6

6

Когда изучаешь исторические формы этого единения, то изумляешься, прежде всего, их разнообразию. Дело в том, что почти каждое состояние человека может быть превращено им в особую форму единения с Богом. Подобно тому как молитва может вознестись из каждого душевного состояния, так и «единение с Богом» может быть пережито человеком в любых жизненных условиях и в акте любого строения. Чем примитивнее и наивнее человек, тем более элементарным уровнем единения он будет удовлетворен, добиваясь того «соглашения» и «со-действия», которое составляет самую сущность единения человека с Богом.

Так, фетишисту – достаточно импонирующего ему дерева или камня, чтобы ощутить в нем элементарную «сверхсилу», вострепетать от нее и попытаться установить с ней эмоциональное согласие и волевое содействие. Тотемисту – достаточно воспринять в животном движение жизненной «тайны» и «воли», чтобы преклониться и приступить к благоговейным хвалам, молитвословиям и ходатайствам (поклонение корове в Индии). Единение может принять форму внешнего угождения (украшение дерева, кормление тотема и уход за ним, одевание и причесывание идола); или телесного отождествления (татуировка, поглощение божественной субстанции, вдыхание ее); или телесного подражания богу (жрицы, отыскивающие вместе с Изидой разбросанные члены Озириса; римский триумфатор, облекающийся «во Юпитера»); или жертвенного ублаготворения бога, которое должно обязать его к содействию (римский обряд – волевого и договорного характера); или устранения сознания и разверзания бессознательных сил души (шаманизм; «шиваизм левой руки», хлыстовство).
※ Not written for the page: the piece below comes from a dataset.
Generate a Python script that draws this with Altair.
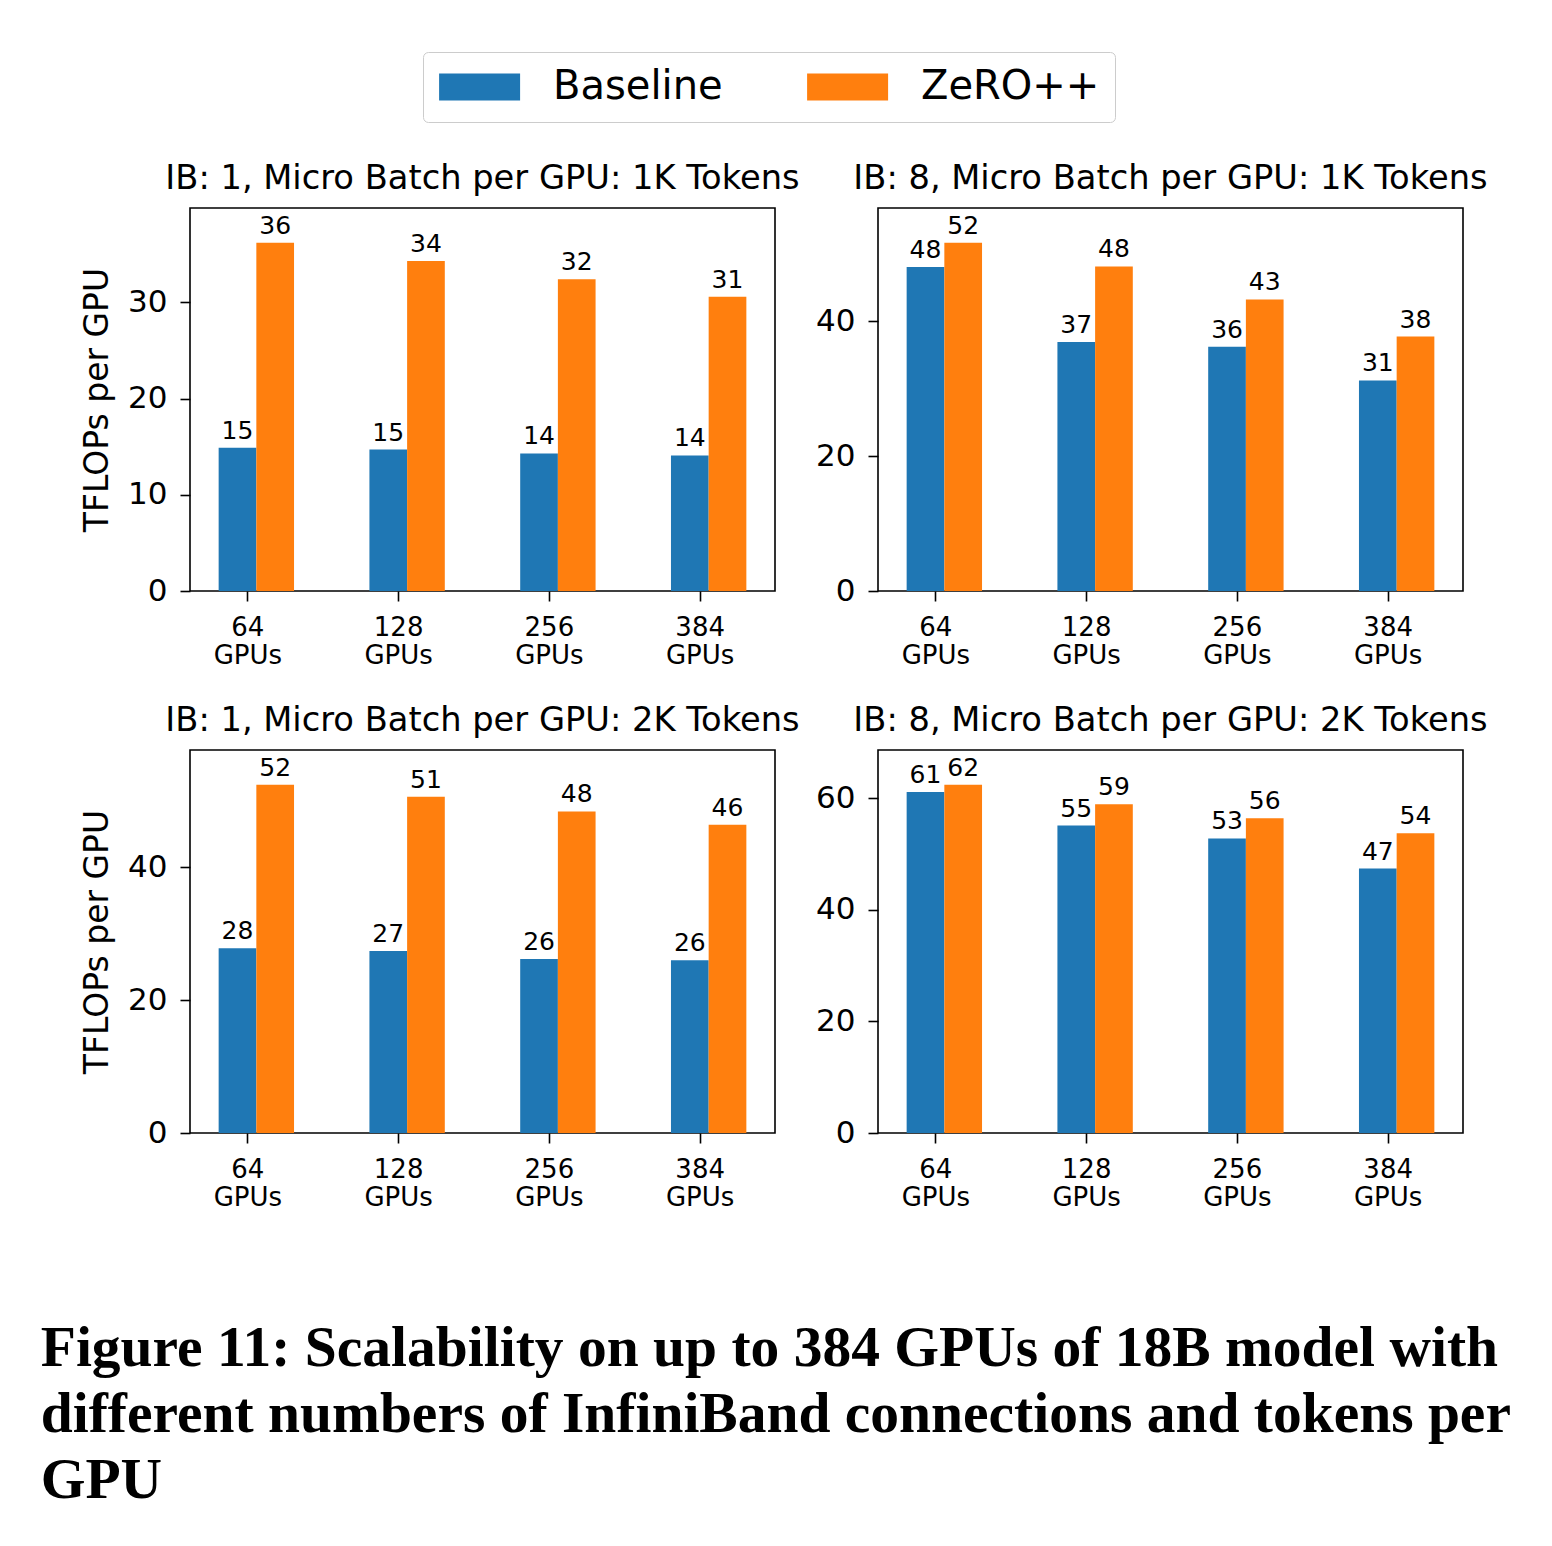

Но единение может принять и более высокие формы. Таковы: художественное вчувствование как восприятие и введение в свою жизнь божественного начала; стремление усвоить и осуществить во внутренней жизни и во внешних делах волю Божию, изложенную в известных заповедях; напряженная работа над очищением своего существа от всего богонеугодного или богопротивного (начиная от телесных омовений, восходя к очищениям элевзинских мистерий и далее к буддийскому отрешению от всего «конечного», и, наконец, к христианскому покаянию); воспитание в себе философического акта, который, по учению Пифагора, или Парменида, или Платона, или Плотина, или Спинозы, или Гегеля, возводит к постижению Бога и к таинственному отождествлению с ним в акте мысли…

Исчислить все физические, химические, биологические, аллегорические, символические, художественные, эмоциональные, созерцательные, волевые, мыслительные, моральные, молитвенные и мистические формы единения – было бы почти невозможно. Но несомненно, что эти пути и способы не равноценны друг другу; и что высшее достоинство среди них принадлежит духовным формам единения, т. е. таким, которые имеют в виду духовное совершенство Божие, которые направлены на духовное очищение человека и на посильное усвоение очищающейся душой даров духовной благодати. Это высшее единение «духовно» не в том смысле, что оно исключает телесное и элементарно-душевное начало человека, но в том совершенно определенном смысле, который указан во второй главе настоящего исследования: духовность в человеке определяется живым и свободным опытом объективного совершенства, который является главным в жизни, образует личностную самосуть, исходит из жажды священного, ведет к предстоянию, руководится волей к предметности и чувством ответственности, требует сердечного созерцания и вводит человека в процесс центрированного («гестиального» или «купинного») самостроительства.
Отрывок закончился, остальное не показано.